District Judge Edward
Lodge dismissed a lawsuit on Friday brought to him by an Idaho couple
who have spent
decades conducting historical research on the trail, as well as by
three
conservation groups.
Plaintiffs
in the lawsuit
have since appealed Lodge’s decision to allow the logging to the Ninth
Circuit
Court. The date of that hearing is Thursday, June 9. For the time,
though,
old-growth falls in the historic corridor and 5,000-acre roadless area.
Jake
Kreilick and Mike
Roselle toured the cutting units today (June 7), and reported that Unit
Two had
been cut, as well as most of Unit One, but little of Unit Three, one of
the
roadless units.
“We just
don’t know how many
standing, green trees will be left if the Ninth overturns Lodge’s
ruling,”
Kreilick said.
The
177-acre salvage sale is
located on Wendover Ridge, site of a 2003 fire that burned a mosaic in
the
three logging units. A walk through Unit Two by Lowbagger last week
found that
80 percent of the trees marked to fall were alive, green and old
growth.
After the
Forest Service was
served with the lawsuit, Pyramid Lumber mobilized a cutting crew over
Memorial
Day weekend to begin felling the green trees before the suit could shut
the
loggers out of the historical zone.
Lodge’s
14-page ruling said
that Powell District Ranger Joni Packard had indeed taken a “hard look”
at the impacts
of logging the area. Aside from being literally right next to the
National
Historic Corridor, two of the units are also in a roadless area. At the
legal
hearing Packard said she simply didn’t think the area was fit for
wilderness.
The battle
to protect the
Lewis and Clark Trail from logging on the bicentennial has been an
interesting
one, pitting outfitters and historians against the Forest Service and
loggers.
But the
playing field has
been more than uneven.

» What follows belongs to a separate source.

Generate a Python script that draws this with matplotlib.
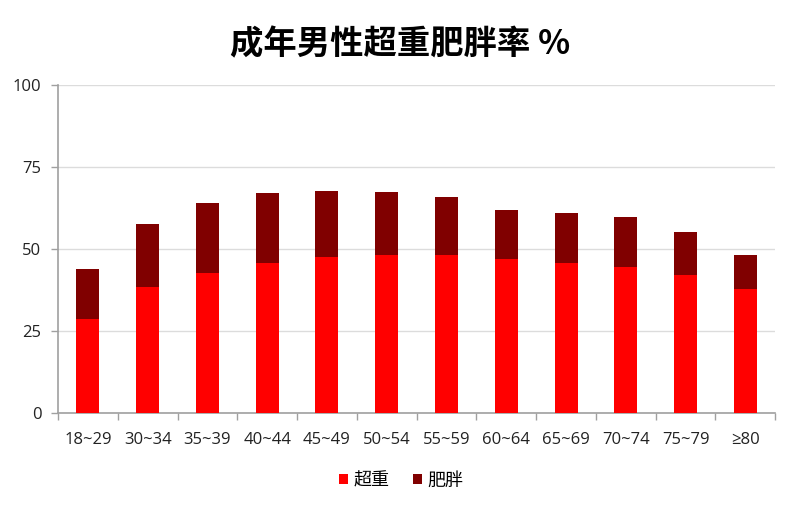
import numpy as np
import matplotlib
matplotlib.use("Agg")
import matplotlib.pyplot as plt
from matplotlib.patches import Patch

plt.rcParams['font.family'] = ['Noto Sans CJK SC', 'DejaVu Sans']

age_groups = ["18~29", "30~34", "35~39", "40~44", "45~49", "50~54",
              "55~59", "60~64", "65~69", "70~74", "75~79", "≥80"]
overweight = [28.6, 38.4, 42.7, 45.8, 47.6, 48.2, 48.2, 46.8, 45.8, 44.6, 42.1, 37.9]
obese = [15.2, 19.3, 21.3, 21.1, 20.1, 19.0, 17.6, 14.9, 15.1, 15.0, 13.0, 10.2]
yticks = [0, 25, 50, 75, 100]

red = "#ff0000"
dark = "#800000"
axis_gray = "#a0a0a0"
tick_font = ['Open Sans', 'DejaVu Sans']

fig = plt.figure(figsize=(8, 5.11), dpi=100)
ax = fig.add_axes([0.0725, 0.192, 0.8965, 0.642])

x = np.arange(len(age_groups))
w = 0.385
ax.bar(x, overweight, width=w, color=red, zorder=3)
ax.bar(x, obese, width=w, bottom=overweight, color=dark, zorder=3)

ax.set_xlim(-0.5, len(age_groups) - 0.5)
ax.set_ylim(0, 100)
ax.set_yticks(yticks)
ax.set_yticklabels([str(v) for v in yticks], fontsize=12, color="#222222",
                   family=tick_font)
ax.yaxis.grid(True, color="#dcdcdc", linewidth=1, zorder=0)

# category labels in the middle, tick marks on the boundaries
ax.set_xticks(x)
ax.set_xticklabels(age_groups, fontsize=12, color="#222222", family=tick_font)
ax.tick_params(axis='x', length=0, pad=14)
ax.set_xticks(np.arange(-0.5, len(age_groups)), minor=True)
ax.tick_params(axis='x', which='minor', length=5, color=axis_gray, width=1)
ax.tick_params(axis='y', length=5, color=axis_gray, width=1, pad=7)

for side in ['top', 'right']:
    ax.spines[side].set_visible(False)
for side in ['left', 'bottom']:
    ax.spines[side].set_color(axis_gray)
    ax.spines[side].set_linewidth(1.2)

fig.suptitle("成年男性超重肥胖率 %", fontsize=24, fontweight='bold', x=0.5, y=0.945)

handles = [Patch(facecolor=red, label="超重"), Patch(facecolor=dark, label="肥胖")]
fig.legend(handles=handles, loc='center', bbox_to_anchor=(0.502, 0.06), ncol=2,
           frameon=False, fontsize=13, handlelength=0.5, handleheight=0.5,
           handletextpad=0.3, columnspacing=1.3)

fig.savefig("out.png", dpi=100, facecolor="white")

It hardly even exists. There has been no forum
for the
outfitters and historians to have a say in the management of the trail.
Which
brings us back to that dreaded categorical exclusion rule, a dangerous
tool in
a rogue District Ranger’s hands. A ranger like Joni Packard.
The
Wendover Ridge Salvage
Sale was a categorical exclusion, excluding public comment and a
thorough
scoping. The only recourse left was a hasty lawsuit in the court of a
Reagan-appointed judge who ended up doing a cut-and-paste job from the
Forest
Service defense in his ruling. The man obviously never set foot on the
site of
the sale, where one can’t ignore the capriciousness of Forest Service
tactics.
Granted, Judge Lodge is busy. But in the polished mahogany courtroom,
fiction
is easy to spin with scientific sounding terms aimed at lofty
achievements like
weeding the forest to save it from itself, and its natural manipulator
– fire.
But when
you walk into a
stand of spring-green old-growth fir marked with blue chalk as
fire-salvaged
trees that need to be cut before they die and lose their market value,
you can
understand that the Forest Service just needs to get some trees to
market.
The Powell
Ranger District
has a disturbing trend of pulling timber from erroneous places, and
without
much forethought. It begs the question of, is this just ignorance (a
scary
thought for an institution that operates top-down), straight-up
malfeasance, or
a combination of both.
The Forest
Service needs to
stop excluding the public from participating in the management of the
common
lands, i.e. national forests. If they do I’m sure they’ll resoundingly
hear
that resource extraction will no longer be tolerated in roadless areas
and
precious gems – like the historic Lewis and Clark Trail.
Wake up
Forest Service and
let’s hope that the Ninth Circuit might have some more sense than the
District
Courts when it comes to managing national forests.